**TASK BRIEF:** From the entries below, gather each line containing the word "this".

**RECORDED INFORMATION:**
━━━━━━━━

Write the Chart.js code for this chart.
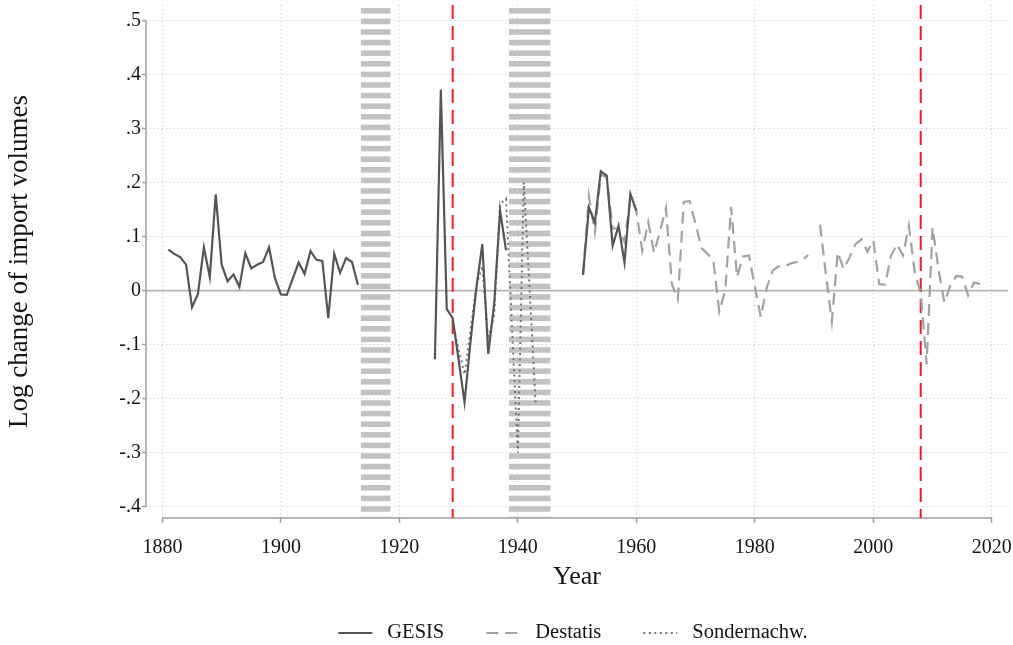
<!DOCTYPE html>
<html lang="en">
<head>
<meta charset="UTF-8">
<title>Log change of import volumes</title>
<style>
    html, body {
        margin: 0;
        padding: 0;
        background: #ffffff;
    }
    #importChart {
        display: block;
    }
</style>
<script src="https://cdn.jsdelivr.net/npm/chart.js"></script>
</head>
<body>

<canvas id="importChart" width="1013" height="645"></canvas>

<script>
// GESIS series (null = break in the series)
var gesisYears = [
    1881, 1882, 1883, 1884, 1885, 1886, 1887, 1888, 1889, 1890,
    1891, 1892, 1893, 1894, 1895, 1896, 1897, 1898, 1899, 1900,
    1901, 1902, 1903, 1904, 1905, 1906, 1907, 1908, 1909, 1910,
    1911, 1912, 1913, 1914,
    1926, 1927, 1928, 1929, 1930, 1931, 1932, 1933, 1934, 1935,
    1936, 1937, 1938, 1939,
    1951, 1952, 1953, 1954, 1955, 1956, 1957, 1958, 1959, 1960
];
var gesisValues = [
    0.076, 0.068, 0.062, 0.048, -0.031, -0.006, 0.080, 0.025, 0.178, 0.048,
    0.017, 0.030, 0.007, 0.069, 0.041, 0.048, 0.053, 0.080, 0.023, -0.007,
    -0.008, 0.022, 0.052, 0.031, 0.073, 0.057, 0.055, -0.051, 0.068, 0.033,
    0.060, 0.053, 0.011, null,
    -0.127, 0.372, -0.034, -0.051, -0.128, -0.207, -0.095, 0.005, 0.086, -0.117,
    -0.025, 0.148, 0.075, null,
    0.029, 0.154, 0.126, 0.221, 0.213, 0.083, 0.120, 0.052, 0.179, 0.148
];

// Destatis series, no value for 1990
var destatisYears = [
    1951, 1952, 1953, 1954, 1955, 1956, 1957, 1958, 1959, 1960,
    1961, 1962, 1963, 1964, 1965, 1966, 1967, 1968, 1969, 1970,
    1971, 1972, 1973, 1974, 1975, 1976, 1977, 1978, 1979, 1980,
    1981, 1982, 1983, 1984, 1985, 1986, 1987, 1988, 1989, 1990,
    1991, 1992, 1993, 1994, 1995, 1996, 1997, 1998, 1999, 2000,
    2001, 2002, 2003, 2004, 2005, 2006, 2007, 2008, 2009, 2010,
    2011, 2012, 2013, 2014, 2015, 2016, 2017, 2018
];
var destatisValues = [
    0.030, 0.175, 0.108, 0.215, 0.210, 0.115, 0.115, 0.090, 0.172, 0.148,
    0.074, 0.127, 0.070, 0.110, 0.153, 0.012, -0.016, 0.164, 0.166, 0.123,
    0.079, 0.068, 0.056, -0.039, 0.000, 0.155, 0.025, 0.063, 0.065, 0.008,
    -0.049, 0.005, 0.037, 0.045, 0.044, 0.050, 0.053, 0.056, 0.066, null,
    0.122, 0.030, -0.057, 0.071, 0.040, 0.062, 0.086, 0.095, 0.072, 0.093,
    0.012, 0.011, 0.065, 0.086, 0.065, 0.120, 0.034, -0.005, -0.136, 0.117,
    0.040, -0.022, 0.009, 0.027, 0.026, -0.009, 0.015, 0.012
];

// Sondernachweis series
var sonderYears = [
    1929, 1930, 1931, 1932, 1933, 1934, 1935, 1936, 1937, 1938,
    1939, 1940, 1941, 1942, 1943
];
var sonderValues = [
    -0.060, -0.110, -0.155, -0.075, 0.010, 0.045, -0.090, -0.045, 0.160, 0.170,
    -0.065, -0.300, 0.200, 0.000, -0.210
];

// shaded war years and crisis markers
var warYears1 = [1914, 1915, 1916, 1917, 1918];
var warYears2 = [1939, 1940, 1941, 1942, 1943, 1944, 1945];
var crisisYears = [1929, 2008];

// axes
var xTicks = [1880, 1900, 1920, 1940, 1960, 1980, 2000, 2020];
var yTicks = [-0.4, -0.3, -0.2, -0.1, 0, 0.1, 0.2, 0.3, 0.4, 0.5];
var yTickLabels = ['-.4', '-.3', '-.2', '-.1', '0', '.1', '.2', '.3', '.4', '.5'];

var FONT = '"Liberation Serif", "Times New Roman", serif';
var TEXT = '#151515';
var AXIS = '#a0a0a0';

function toPoints(years, values) {
    return years.map(function(y, i) {
        return { x: y, y: values[i] };
    });
}

// war years: thick dashed grey bands, one year wide per year
function drawWarBand(chart, years) {
    var ctx = chart.ctx;
    var area = chart.chartArea;
    var xs = chart.scales.x;
    var x0 = xs.getPixelForValue(years[0] - 0.5);
    var x1 = xs.getPixelForValue(years[years.length - 1] + 0.5);
    ctx.save();
    ctx.fillStyle = '#c2c2c2';
    for (var y = area.top + 3; y < area.bottom; y += 10.6) {
        var h = Math.min(5.6, area.bottom - y);
        ctx.fillRect(x0, y, x1 - x0, h);
    }
    ctx.restore();
}

var framePlugin = {
    id: 'frame',
    beforeDraw: function(chart) {
        drawWarBand(chart, warYears1);
        drawWarBand(chart, warYears2);
    },
    beforeDatasetsDraw: function(chart) {
        var ctx = chart.ctx;
        var area = chart.chartArea;
        var xs = chart.scales.x;
        var ys = chart.scales.y;
        ctx.save();

        // zero line
        var y0 = ys.getPixelForValue(0);
        ctx.strokeStyle = '#b4b4b4';
        ctx.lineWidth = 1.8;
        ctx.beginPath();
        ctx.moveTo(area.left, y0);
        ctx.lineTo(area.right, y0);
        ctx.stroke();

        // axis lines, only over the tick range
        ctx.strokeStyle = AXIS;
        ctx.lineWidth = 1.5;
        ctx.beginPath();
        ctx.moveTo(area.left, ys.getPixelForValue(yTicks[yTicks.length - 1]));
        ctx.lineTo(area.left, ys.getPixelForValue(yTicks[0]));
        ctx.moveTo(xs.getPixelForValue(xTicks[0]), area.bottom);
        ctx.lineTo(xs.getPixelForValue(xTicks[xTicks.length - 1]), area.bottom);
        ctx.stroke();

        // crisis years
        ctx.strokeStyle = '#e8202a';
        ctx.lineWidth = 2;
        ctx.setLineDash([14, 7]);
        crisisYears.forEach(function(yr) {
            var x = xs.getPixelForValue(yr);
            ctx.beginPath();
            ctx.moveTo(x, area.top);
            ctx.lineTo(x, area.bottom);
            ctx.stroke();
        });
        ctx.restore();
    },
    afterDraw: function(chart) {
        // legend row under the plot
        var ctx = chart.ctx;
        var area = chart.chartArea;
        var sets = chart.data.datasets;
        var sample = 34, gapText = 15, gapItem = 42;
        ctx.save();
        ctx.font = '20.5px ' + FONT;
        var widths = sets.map(function(ds) {
            return sample + gapText + ctx.measureText(ds.label).width;
        });
        var total = widths.reduce(function(a, b) { return a + b; }, 0) + gapItem * (sets.length - 1);
        var x = (area.left + area.right) / 2 - total / 2 - 4;
        var y = chart.height - 12;
        sets.forEach(function(ds, i) {
            ctx.strokeStyle = ds.borderColor;
            ctx.lineWidth = ds.borderWidth;
            ctx.setLineDash(ds.borderDash || []);
            ctx.beginPath();
            ctx.moveTo(x, y);
            ctx.lineTo(x + sample, y);
            ctx.stroke();
            ctx.setLineDash([]);
            ctx.fillStyle = TEXT;
            ctx.textAlign = 'left';
            ctx.textBaseline = 'middle';
            ctx.fillText(ds.label, x + sample + gapText, y);
            x += widths[i] + gapItem;
        });
        ctx.restore();
    }
};

var ctx = document.getElementById('importChart').getContext('2d');

new Chart(ctx, {
    type: 'line',
    data: {
        datasets: [{
            label: 'GESIS',
            data: toPoints(gesisYears, gesisValues),
            borderColor: '#555555',
            borderWidth: 2.2,
            pointRadius: 0,
            tension: 0
        }, {
            label: 'Destatis',
            data: toPoints(destatisYears, destatisValues),
            borderColor: '#a2a2a2',
            borderWidth: 2.2,
            borderDash: [12, 7],
            pointRadius: 0,
            tension: 0
        }, {
            label: 'Sondernachw.',
            data: toPoints(sonderYears, sonderValues),
            borderColor: '#747474',
            borderWidth: 2,
            borderDash: [2, 3.5],
            pointRadius: 0,
            tension: 0
        }]
    },
    options: {
        responsive: false,
        animation: false,
        events: [],
        layout: {
            padding: { top: 5, right: 5, bottom: 50, left: 0 }
        },
        plugins: {
            legend: { display: false },
            tooltip: { enabled: false }
        },
        scales: {
            x: {
                type: 'linear',
                min: 1877.232,
                max: 2022.735,
                afterBuildTicks: function(scale) {
                    scale.ticks = xTicks.map(function(v) { return { value: v }; });
                },
                afterFit: function(scale) {
                    // fixed box, labels may overhang the plot edges
                    scale.height = 77;
                    scale.paddingLeft = 0;
                    scale.paddingRight = 0;
                },
                grid: {
                    color: '#c4c4c4',
                    lineWidth: 1,
                    tickLength: 5,
                    tickColor: AXIS,
                    tickWidth: 1.5,
                    tickBorderDash: []
                },
                border: { display: false, dash: [1, 3] },
                ticks: {
                    color: TEXT,
                    font: { family: FONT, size: 20 },
                    padding: 13,
                    maxRotation: 0,
                    callback: function(v) { return String(v); }
                },
                title: {
                    display: true,
                    text: 'Year',
                    color: TEXT,
                    font: { family: FONT, size: 26, lineHeight: 1.2 },
                    padding: { top: 0, bottom: 2 }
                }
            },
            y: {
                type: 'linear',
                min: -0.4209,
                max: 0.5287,
                afterBuildTicks: function(scale) {
                    scale.ticks = yTicks.map(function(v) { return { value: v }; });
                },
                afterFit: function(scale) {
                    scale.width = 146;
                    scale.paddingTop = 0;
                    scale.paddingBottom = 0;
                },
                grid: {
                    color: '#c4c4c4',
                    lineWidth: 1,
                    tickLength: 4,
                    tickColor: AXIS,
                    tickWidth: 1.5,
                    tickBorderDash: []
                },
                border: { display: false, dash: [1, 3] },
                ticks: {
                    color: TEXT,
                    font: { family: FONT, size: 20 },
                    padding: 1,
                    callback: function(v) {
                        var i = yTicks.indexOf(v);
                        return i >= 0 ? yTickLabels[i] : '';
                    }
                },
                title: {
                    display: true,
                    text: 'Log change of import volumes',
                    color: TEXT,
                    font: { family: FONT, size: 27, lineHeight: 1.2 },
                    padding: { top: 4, bottom: 0 }
                }
            }
        }
    },
    plugins: [framePlugin]
});
</script>
</body>
</html>
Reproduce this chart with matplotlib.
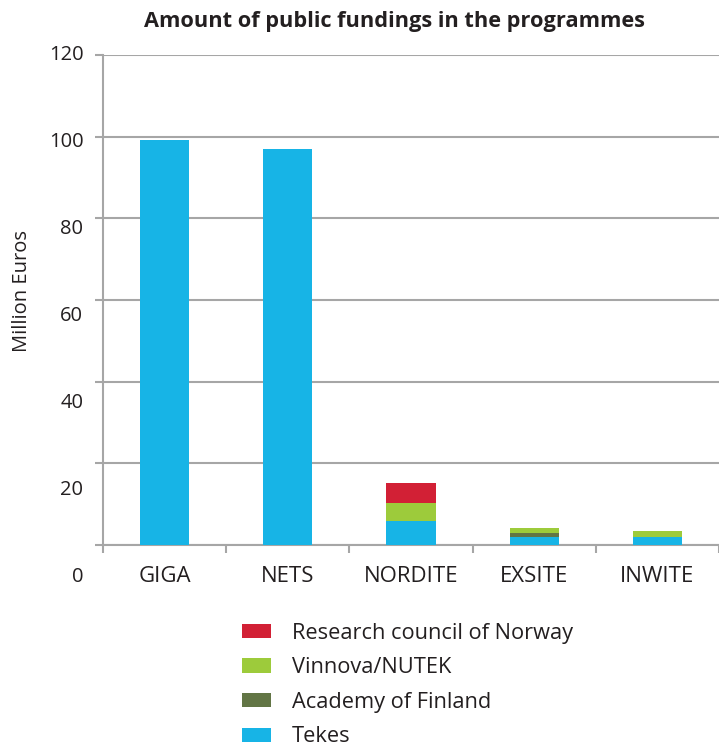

━━━━━━━━

**FINAL RESULT:**
Write the Chart.js code for this chart.
Reproduce this chart with matplotlib.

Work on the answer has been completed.